LinkedIn is the richest public intent data source in B2B sales. It's also the most over-monitored and under-filtered.
Every notification vendor will surface "Company X liked a post about CRM tools." That's not an intent signal. It's noise.
Real intent signals on LinkedIn have a different character: they're specific, personal, and time-bound. Here's how to separate them.
The Signals That Convert
1. Role Change Posts
When someone announces they've started a new job, it's more than a social moment. It's a 90-day buying window. New hires evaluate tools in their first three months before their opinions calcify and budgets lock. The best ones have used your product before and are ready to champion it again.
What to do: Don't congratulate them. Wait 2–3 weeks for them to settle in, then open with context — "Noticed you moved to [Company] — curious how you're thinking about [problem] with a new team." That's relevant. A generic "congrats!" is noise.
2. Problem-Framing Posts
This is the highest-signal content type on LinkedIn: a decision-maker who writes a post explaining a problem they're wrestling with. "We're struggling to prioritize our outbound pipeline with 200 accounts and 2 reps..." is an explicit hand-raise.

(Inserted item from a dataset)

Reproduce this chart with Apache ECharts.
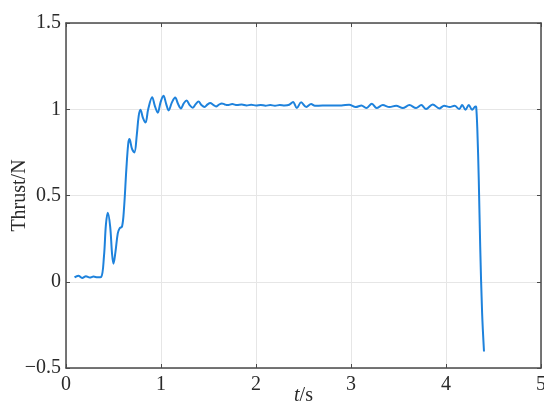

The window is tight — reach out within 24 hours, while the post is still getting engagement. Reference the post specifically, not vaguely.
What not to do: "Great post! We help with exactly this." That's the response everyone sends. Instead: "Your post about prioritization resonated — we track 14M companies for exactly the signals that tell you which 20 accounts matter this week, not this quarter. Happy to show you what your ICP looks like through that lens."

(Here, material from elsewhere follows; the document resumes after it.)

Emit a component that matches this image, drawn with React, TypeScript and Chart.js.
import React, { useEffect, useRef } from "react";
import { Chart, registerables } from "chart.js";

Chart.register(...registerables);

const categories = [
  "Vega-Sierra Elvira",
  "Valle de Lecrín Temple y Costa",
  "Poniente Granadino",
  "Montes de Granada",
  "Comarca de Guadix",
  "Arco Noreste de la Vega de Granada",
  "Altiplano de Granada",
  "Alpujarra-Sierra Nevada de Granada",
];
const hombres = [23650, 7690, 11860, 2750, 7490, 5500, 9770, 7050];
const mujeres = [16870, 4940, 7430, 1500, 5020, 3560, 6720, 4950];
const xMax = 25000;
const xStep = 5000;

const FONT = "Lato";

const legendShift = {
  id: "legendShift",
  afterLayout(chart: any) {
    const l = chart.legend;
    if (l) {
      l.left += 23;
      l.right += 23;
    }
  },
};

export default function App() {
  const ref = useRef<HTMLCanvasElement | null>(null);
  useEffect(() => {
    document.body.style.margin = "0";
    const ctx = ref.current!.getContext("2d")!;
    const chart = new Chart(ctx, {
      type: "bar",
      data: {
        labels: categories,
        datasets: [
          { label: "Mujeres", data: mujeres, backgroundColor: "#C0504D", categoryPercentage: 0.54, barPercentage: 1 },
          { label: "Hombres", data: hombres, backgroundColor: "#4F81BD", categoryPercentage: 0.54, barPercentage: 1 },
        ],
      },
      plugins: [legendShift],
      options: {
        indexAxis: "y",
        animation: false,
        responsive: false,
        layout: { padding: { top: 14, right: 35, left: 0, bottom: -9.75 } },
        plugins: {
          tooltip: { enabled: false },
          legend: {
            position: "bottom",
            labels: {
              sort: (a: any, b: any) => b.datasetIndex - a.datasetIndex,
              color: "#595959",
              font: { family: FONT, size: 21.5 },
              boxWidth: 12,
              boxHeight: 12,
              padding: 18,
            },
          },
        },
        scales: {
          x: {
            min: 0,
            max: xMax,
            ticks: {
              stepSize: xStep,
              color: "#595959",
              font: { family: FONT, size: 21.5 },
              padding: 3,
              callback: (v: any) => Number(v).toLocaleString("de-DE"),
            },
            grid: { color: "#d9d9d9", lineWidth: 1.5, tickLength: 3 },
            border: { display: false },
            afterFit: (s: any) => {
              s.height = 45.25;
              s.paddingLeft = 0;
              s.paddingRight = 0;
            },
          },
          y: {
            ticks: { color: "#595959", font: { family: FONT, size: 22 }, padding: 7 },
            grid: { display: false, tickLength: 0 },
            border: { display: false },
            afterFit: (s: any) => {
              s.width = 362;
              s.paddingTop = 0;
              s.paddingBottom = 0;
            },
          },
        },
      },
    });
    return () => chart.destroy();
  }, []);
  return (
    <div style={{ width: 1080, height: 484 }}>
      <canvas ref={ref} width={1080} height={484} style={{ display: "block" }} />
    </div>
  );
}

3. Competitor Comparison Posts
"Anyone have experience with [Competitor A] vs [Competitor B]?" This is pure purchase-intent. The person is actively evaluating and has already decided they're buying something.
Reply in comments first — add genuine value to the comparison. Then DM with a specific offer: "Happy to add a third data point from our side — no deck, just a 15-min walk through your use case."
4. Promotion Announcements
A promotion to a decision-making role is underrated as a trigger. The person now has authority they didn't have before, a mandate to prove themselves, and a list of things they want to change. They're in a change mindset.
The key: congratulate sincerely and tie to their new mandate. "Congrats on the VP role — now that you own the full revenue motion, curious if you're thinking about [specific problem]."
5. Job Posting Activity
When a company posts for a role that reports to your buyer persona, that's a company-level signal. A new "Sales Operations Manager" posting suggests they're building RevOps infrastructure. That's infrastructure that probably needs your product.
The Signals That Don't Convert
For every high-signal event above, there are five that look like intent but aren't:
- Generic "like" activity — Liking a post doesn't mean buying intent. Ignore it.
- Sharing third-party content — Sharing an article about sales doesn't mean they're evaluating tools. It means they have a LinkedIn strategy.
- Viewing your profile — Profile views are curiosity, not intent. Don't immediately pitch someone who viewed your profile.
- Commenting "great post!" — Engagement farming. Not intent.
- Attending a webinar you hosted — Intent-adjacent, but weak alone. Combine with other signals before reaching out.
Building the Filter
The filter that makes LinkedIn signals actionable:
- Role relevance: Does this person have budget authority for what you sell? If not, even a strong signal is low-value.
- Company fit: Does their company match your ICP? A VP Sales at a 10-person startup isn't the same signal as a VP Sales at a 200-person Series B company.
- Signal recency: Social signals decay fast. A post from last week is cold. A post from yesterday is warm. A post from today is hot.
- Specificity: Vague content = low signal. Specific problem framing = high signal.
Layer these and you go from monitoring LinkedIn to prospecting it.
LinkedIn isn't a broadcast channel for your SDRs. It's a real-time intent feed — if you know what to look for and act fast enough.